Table 1: VLM Domain Gaps and Their Effect on VLM Behavior

Data Curation at Scale

Milestone Hafnia curated 150.000 hours of ~30s second clips as training data with NVIDIA Cosmos Curator. The US data is stored on AWS and model training was completed on Nebius. Similarly, EU data is stored and models are trained in the EU on Nebius to comply with EU sovereignty.

Workflow (NVIDIA Cosmos Curator + Hafnia)

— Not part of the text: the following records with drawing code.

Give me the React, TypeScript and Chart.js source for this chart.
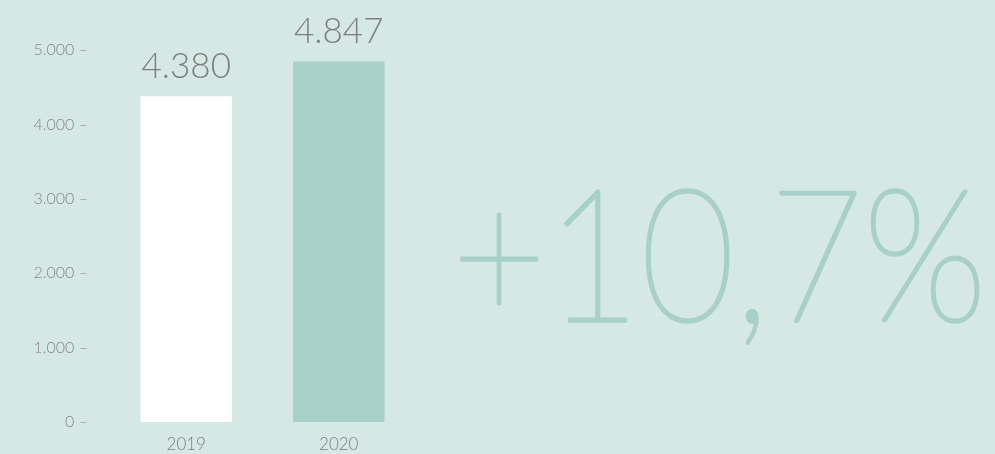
import React, { useEffect, useRef } from "react";
import { Chart, registerables } from "chart.js";

Chart.register(...registerables);

const categories = ["2019", "2020"];
const values = [4380, 4847];
const valueLabels = ["4.380", "4.847"];
const barColors = ["#ffffff", "#a7d0c9"];
const yTicks = [0, 1000, 2000, 3000, 4000, 5000];
const growthLabel = "+10,7%";

const BG = "#d5e8e4";
const TEAL = "#a7d0c9";
const GRAY = "#7e7e7e";
const FONT = "Lato, 'Open Sans', sans-serif";

function fmt(v: number): string {
  if (v === 0) return "0";
  return String(v).replace(/\B(?=(\d{3})+(?!\d))/g, ".");
}

const overlay = {
  id: "overlay",
  afterDatasetsDraw(chart: any) {
    const ctx = chart.ctx;
    const meta = chart.getDatasetMeta(0);
    ctx.save();
    ctx.fillStyle = GRAY;
    ctx.font = `300 35px ${FONT}`;
    ctx.textAlign = "center";
    ctx.textBaseline = "alphabetic";
    meta.data.forEach((bar: any, i: number) => {
      ctx.fillText(valueLabels[i], bar.x, bar.y - 18);
    });
    ctx.restore();
    // big growth text
    ctx.save();
    ctx.fillStyle = TEAL;
    ctx.strokeStyle = TEAL;
    ctx.lineWidth = 3.5;
    ctx.lineJoin = "round";
    ctx.font = `100 184px ${FONT}`;
    ctx.textAlign = "left";
    ctx.textBaseline = "alphabetic";
    const target = 535;
    const w = ctx.measureText(growthLabel).width;
    const sx = target / w;
    ctx.translate(452, 321);
    ctx.scale(sx, 1);
    ctx.fillText(growthLabel, 0, 0);
    ctx.strokeText(growthLabel, 0, 0);
    ctx.restore();
  },
};

export default function App() {
  const ref = useRef<HTMLCanvasElement | null>(null);
  useEffect(() => {
    if (!ref.current) return;
    const chart = new Chart(ref.current, {
      type: "bar",
      data: {
        labels: categories,
        datasets: [
          {
            data: values,
            backgroundColor: barColors,
            borderWidth: 0,
            barPercentage: 0.6,
            categoryPercentage: 1,
          },
        ],
      },
      options: {
        animation: false,
        responsive: false,
        maintainAspectRatio: false,
        layout: { padding: { top: 50, right: 580, bottom: 0, left: 0 } },
        plugins: { legend: { display: false }, tooltip: { enabled: false } },
        scales: {
          x: {
            grid: { display: false, drawTicks: false },
            border: { display: false },
            ticks: {
              color: GRAY,
              font: { family: FONT, size: 17, weight: 300 as any },
              padding: 12,
            },
            afterFit(scale: any) {
              scale.height = 32;
            },
          },
          y: {
            min: 0,
            max: 5000,
            afterBuildTicks(scale: any) {
              scale.ticks = yTicks.map((v) => ({ value: v }));
            },
            grid: { display: false, drawTicks: false },
            border: { display: false },
            ticks: {
              color: "#888888",
              font: { family: FONT, size: 16, weight: 300 as any },
              padding: 22,
              callback: (v: any) => `${fmt(Number(v))} –`,
            },
            afterFit(scale: any) {
              scale.width = 110;
            },
          },
        },
      },
      plugins: [overlay],
    });
    return () => chart.destroy();
  }, []);
  return (
    <div
      style={{
        position: "fixed",
        left: 0,
        top: 0,
        width: 995,
        height: 454,
        background: BG,
      }}
    >
      <canvas ref={ref} width={995} height={454} style={{ display: "block" }} />
    </div>
  );
}
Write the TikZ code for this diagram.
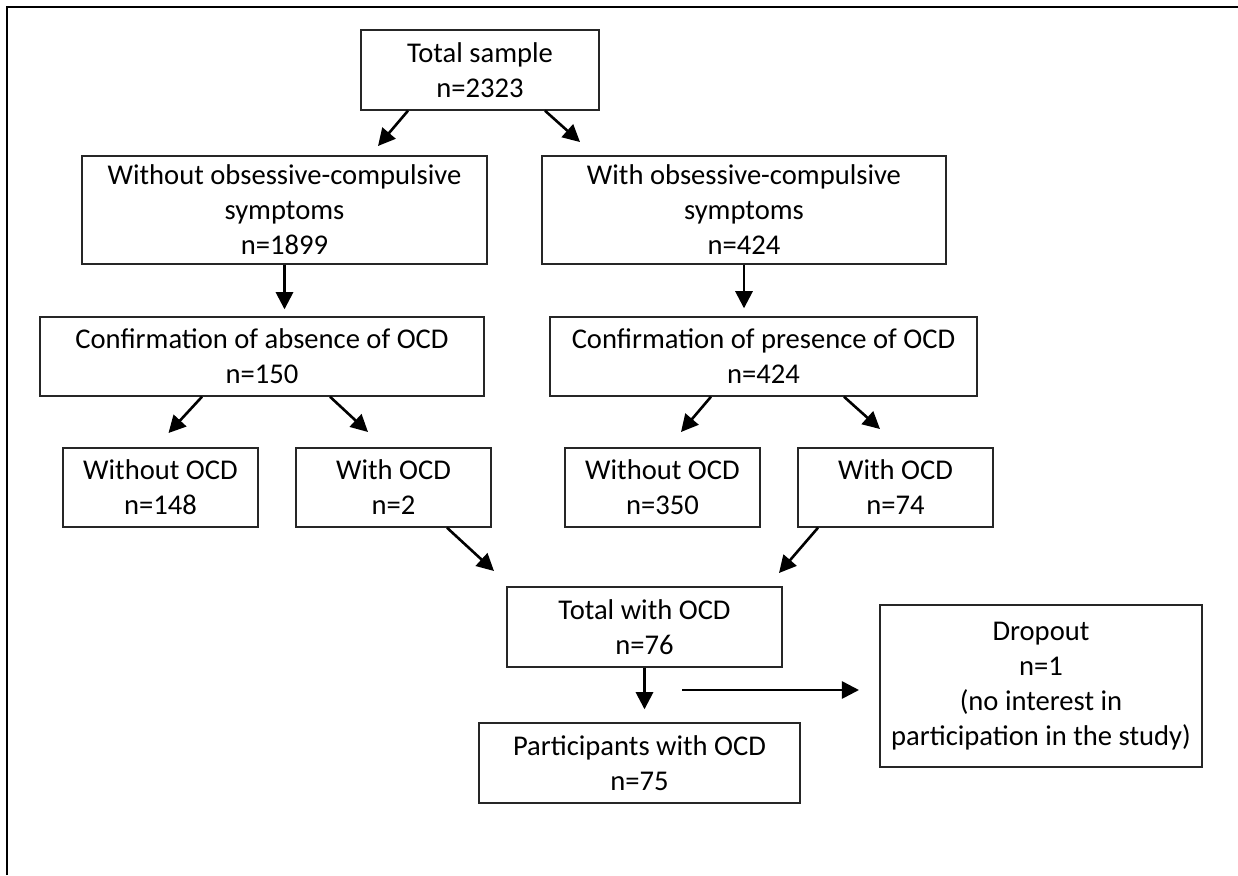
\documentclass[tikz,border=0pt]{standalone}
\usepackage{fontspec}
\setmainfont{Carlito}
\usetikzlibrary{arrows.meta}

\begin{document}
\begin{tikzpicture}[x=0.5pt, y=-0.5pt, >={Triangle[length=3mm, width=3mm]}, line width=0.7pt,
  caja/.style={draw=black!85, align=center, inner sep=0pt, font=\fontsize{14.3}{17.5}\selectfont},
  flecha/.style={->, line width=1.3pt}]
  \useasboundingbox (0,0) rectangle (1238,875);
  % marco
  \draw[line width=1pt] (7,875) -- (7,7) -- (1238,7);
  % muestra total
  \node[caja, minimum width=119pt, minimum height=40pt] (total) at (480,70) {Total sample\\n=2323};
  % sintomas
  \node[caja, minimum width=202.5pt, minimum height=54pt] (sinsint) at (284.5,210) {Without obsessive-compulsive\\symptoms\\n=1899};
  \node[caja, minimum width=202pt, minimum height=54pt] (consint) at (744,210) {With obsessive-compulsive\\symptoms\\n=424};
  % confirmacion
  \node[caja, minimum width=222pt, minimum height=39.5pt] (ausencia) at (262,356.5) {Confirmation of absence of OCD\\n=150};
  \node[caja, minimum width=213.5pt, minimum height=39.5pt] (presencia) at (763.5,356.5) {Confirmation of presence of OCD\\n=424};
  % diagnosticos
  \node[caja, minimum width=97.5pt, minimum height=39.5pt] (sin1) at (160.5,487.5) {Without OCD\\n=148};
  \node[caja, minimum width=97.5pt, minimum height=39.5pt] (con1) at (393.5,487.5) {With OCD\\n=2};
  \node[caja, minimum width=97.5pt, minimum height=39.5pt] (sin2) at (662.5,487.5) {Without OCD\\n=350};
  \node[caja, minimum width=97.5pt, minimum height=39.5pt] (con2) at (895.5,487.5) {With OCD\\n=74};
  % total, participantes y abandono
  \node[caja, minimum width=137.5pt, minimum height=40pt] (totalocd) at (644.5,627) {Total with OCD\\n=76};
  \node[caja, minimum width=160.5pt, minimum height=40pt] (part) at (639.5,763) {Participants with OCD\\n=75};
  \node[caja, minimum width=161pt, minimum height=81pt] (dropout) at (1041,686) {Dropout\\n=1\\(no interest in\\participation in the study)};
  % puntas libres
  \coordinate (t1) at (378,146);
  \coordinate (t2) at (580,142);
  \coordinate (t3) at (168.5,433);
  \coordinate (t4) at (368,432);
  \coordinate (t5) at (681,432);
  \coordinate (t6) at (880,429);
  \coordinate (t7) at (494,571);
  \coordinate (t8) at (779,573);
  \coordinate (salida) at (682,690);
  \coordinate (t9) at (859,690);
  % flechas
  \draw[flecha] ([xshift=-36pt]total.south) -- (t1);
  \draw[flecha] ([xshift=32.5pt]total.south) -- (t2);
  \draw[flecha, shorten >=3.5pt] (sinsint.south) -- (sinsint.south |- ausencia.north);
  \draw[flecha, shorten >=4pt] (consint.south) -- (consint.south |- presencia.north);
  \draw[flecha] ([xshift=-30pt]ausencia.south) -- (t3);
  \draw[flecha] ([xshift=34pt]ausencia.south) -- (t4);
  \draw[flecha] ([xshift=-26.25pt]presencia.south) -- (t5);
  \draw[flecha] ([xshift=40.25pt]presencia.south) -- (t6);
  \draw[flecha] ([xshift=26.75pt]con1.south) -- (t7);
  \draw[flecha] ([xshift=-38.75pt]con2.south) -- (t8);
  \draw[flecha, shorten >=6.5pt] (totalocd.south) -- (totalocd.south |- part.north);
  \draw[flecha] (salida) -- (t9);
\end{tikzpicture}
\end{document}
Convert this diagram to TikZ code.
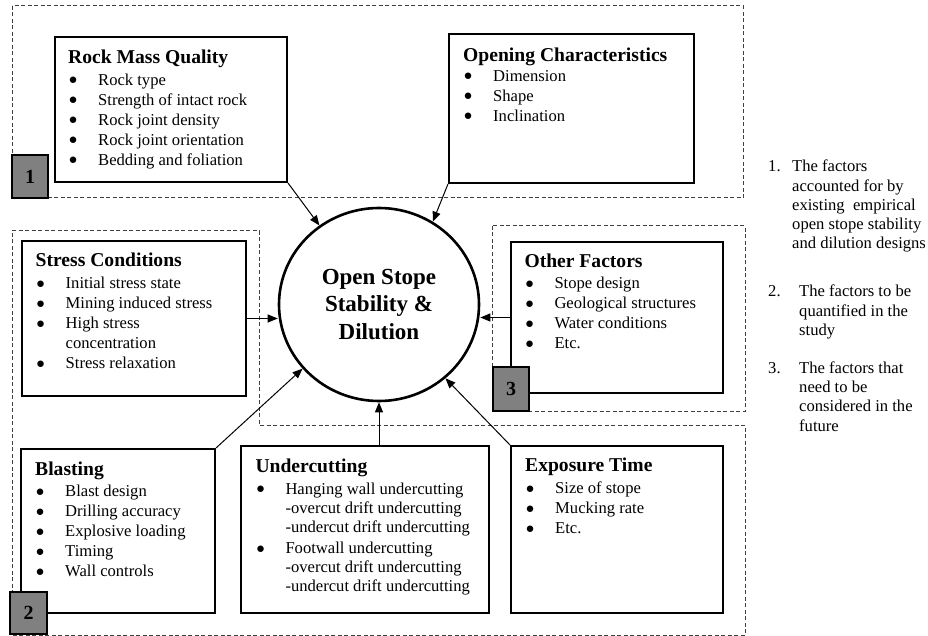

The AI model data curation workflow begins with ingesting and filtering raw data. This is followed by within-city balanced sampling to ensure a representative dataset. Next, the data is processed by annotating concise rationales and final answers. To maintain data quality, schema validators are applied for alerts, reports, and summaries. Finally, hard-negative mining is performed to further refine the dataset.

SFT shards (same pool)

Visual/domain coverage: flows (merge/lane/ped), markings, condition diversity (time-of-day, weather, road state).

Contract focus: instruction-oriented prompts to stabilize output formats.

Privacy

Brighter AI anonymization, full lineage, GDPR/CCPA; EU data stays in EU.

Figure 2: Hafnia & Nvidia Cosmos Curation Pipelines

Table 2: Breakdown of curated training dataset

Post-Training Plan & Infrastructure

Chosen approach: two-step supervised fine-tuning (SFT)

We used visual/domain post-training and output-format adaptation in two passes. This reduced complexity, kept learning stable, and produced consistent formatting while improving flow reasoning.

Using Cosmos Reason SFT code, different configurations were applied, focusing more either on the visual resolution, temporal resolution or combinations until finding the sweet spot for each domain adaptation.

SFT dataset was pulled in different shapes and forms, from general question and answer (summary) formats to specific tasks prompting and answering and instruction datasets to reinforce the output formatting.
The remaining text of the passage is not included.